Gregory made his initial entrance into the world of the Church and of theology through no desire of his own. The Arian Emperor Valens had split the province of Cappadocia into two regions whose capitals were to be Caesarea and Tyana. Prior to this division, Basil was well-established as bishop of Caesarea, working tirelessly to promote the cause of Nicene orthodoxy to the disdain of Valens and other Arian detractors. In an attempt to combat the Arian threat and to extend his control over the area, Basil created two new dioceses, installing his brother as bishop of Nyssa and his friend Gregory as bishop of Sasima. Gregory of Nyssa did not possess the administrative or political talents of his brother and did not come into his own as a theologian and writer until after Basil’s death. Many of the writings of the last approximately fifteen years of his life are occasional in nature (letters, homilies, doctrinal treatises, etc.) and therefore cannot be said to compose a totally coherent

theological system.
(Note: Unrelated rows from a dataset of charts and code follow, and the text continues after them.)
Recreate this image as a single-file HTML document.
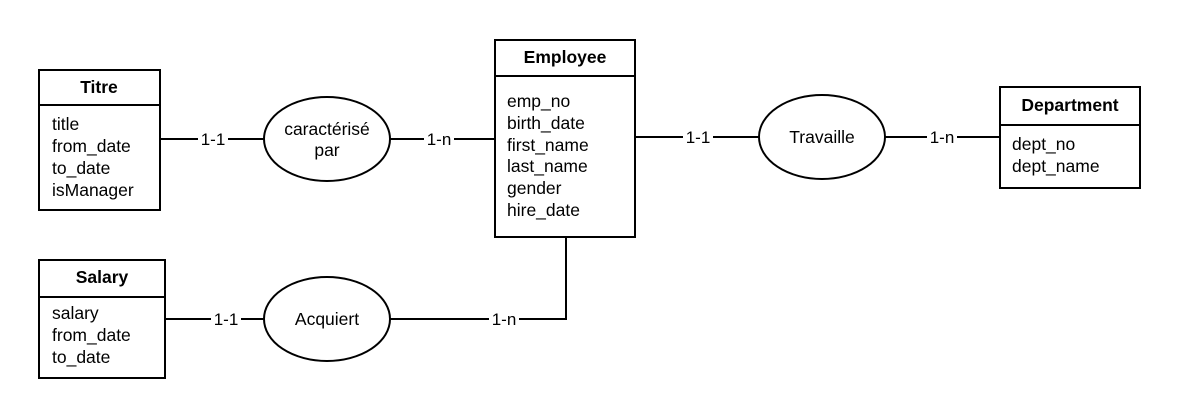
<!DOCTYPE html>
<html><head><meta charset="utf-8"><style>
body{margin:0;background:#fff;}
svg{display:block;font-family:"Liberation Sans",sans-serif;}
</style></head><body>
<svg width="1180" height="418" viewBox="0 0 1180 418" xmlns="http://www.w3.org/2000/svg">
<g stroke="#000" stroke-width="2" fill="none">
<line x1="160" y1="139" x2="264" y2="139"/>
<line x1="390" y1="139" x2="495" y2="139"/>
<line x1="635" y1="137" x2="759" y2="137"/>
<line x1="885" y1="137" x2="1000" y2="137"/>
<line x1="165" y1="319" x2="264" y2="319"/>
<polyline points="390,319 566,319 566,237"/>
</g>
<g font-size="17" fill="#000">
<rect x="198" y="130" width="30" height="18" fill="#fff"/><text x="213" y="145" text-anchor="middle">1-1</text>
<rect x="424" y="130" width="30" height="18" fill="#fff"/><text x="439" y="145" text-anchor="middle">1-n</text>
<rect x="683" y="128" width="30" height="18" fill="#fff"/><text x="698" y="143" text-anchor="middle">1-1</text>
<rect x="927" y="128" width="30" height="18" fill="#fff"/><text x="942" y="143" text-anchor="middle">1-n</text>
<rect x="211" y="310" width="30" height="18" fill="#fff"/><text x="226" y="325" text-anchor="middle">1-1</text>
<rect x="489" y="310" width="30" height="18" fill="#fff"/><text x="504" y="325" text-anchor="middle">1-n</text>
</g>
<g stroke="#000" stroke-width="2" fill="#fff">
<ellipse cx="327" cy="139" rx="63" ry="42"/>
<ellipse cx="822" cy="137" rx="63" ry="42"/>
<ellipse cx="327" cy="319" rx="63" ry="42"/>
<rect x="39" y="70" width="121" height="140"/>
<line x1="39" y1="105" x2="160" y2="105"/>
<rect x="495" y="40" width="140" height="197"/>
<line x1="495" y1="76" x2="635" y2="76"/>
<rect x="1000" y="87" width="140" height="101"/>
<line x1="1000" y1="125" x2="1140" y2="125"/>
<rect x="39" y="260" width="126" height="118"/>
<line x1="39" y1="297" x2="165" y2="297"/>
</g>
<g font-size="17.5" fill="#000">
<text x="327" y="135" text-anchor="middle">caractérisé</text>
<text x="327" y="156" text-anchor="middle">par</text>
<text x="822" y="143" text-anchor="middle">Travaille</text>
<text x="327" y="325" text-anchor="middle">Acquiert</text>
<g font-weight="bold">
<text x="99" y="93" text-anchor="middle">Titre</text>
<text x="565" y="63" text-anchor="middle">Employee</text>
<text x="1070" y="111" text-anchor="middle">Department</text>
<text x="102" y="283" text-anchor="middle">Salary</text>
</g>
<text x="52" y="130">title</text>
<text x="52" y="152">from_date</text>
<text x="52" y="174">to_date</text>
<text x="52" y="196">isManager</text>
<text x="507" y="107">emp_no</text>
<text x="507" y="129">birth_date</text>
<text x="507" y="151">first_name</text>
<text x="507" y="172">last_name</text>
<text x="507" y="194">gender</text>
<text x="507" y="216">hire_date</text>
<text x="1012" y="150">dept_no</text>
<text x="1012" y="172">dept_name</text>
<text x="52" y="319">salary</text>
<text x="52" y="341">from_date</text>
<text x="52" y="363">to_date</text>
</g>
</svg>
</body></html>
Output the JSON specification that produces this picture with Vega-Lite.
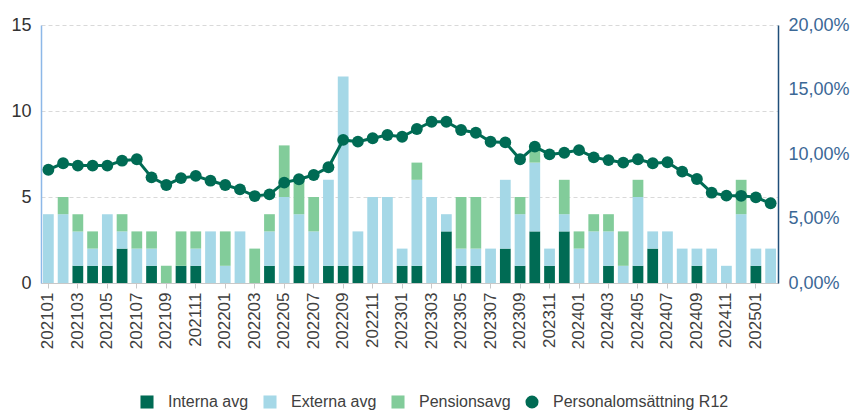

In many respects, they extend in new and innovative ways the work of his brother. Gregory defends, for example, the doctrine of the incomprehensibility of God against Eunomius and the deity of the Holy Spirit against the followers of Macedonius. He also appears to have played a significant role in the defense of Nicene orthodoxy at the second ecumenical council at Constantinople (381). In the history of spirituality, he is most well known for his On the Life of Moses, where he develops an apophatic theology based on an allegorical interpretation of the scriptural account of the Hebrew patriarch. Here he draws out the implications for spirituality of the doctrine of the incomprehensibility of God, which he defended in Contra Eunomius. In the words of Andrew Louth, “the doctrine of God’s unknowability means that the soul’s ascent to God is an ascent into the divine darkness.”2 The Life of Moses is generally considered to be a later work of Gregory’s, along with his other influential work of allegory, the Commentary on the Song of Songs.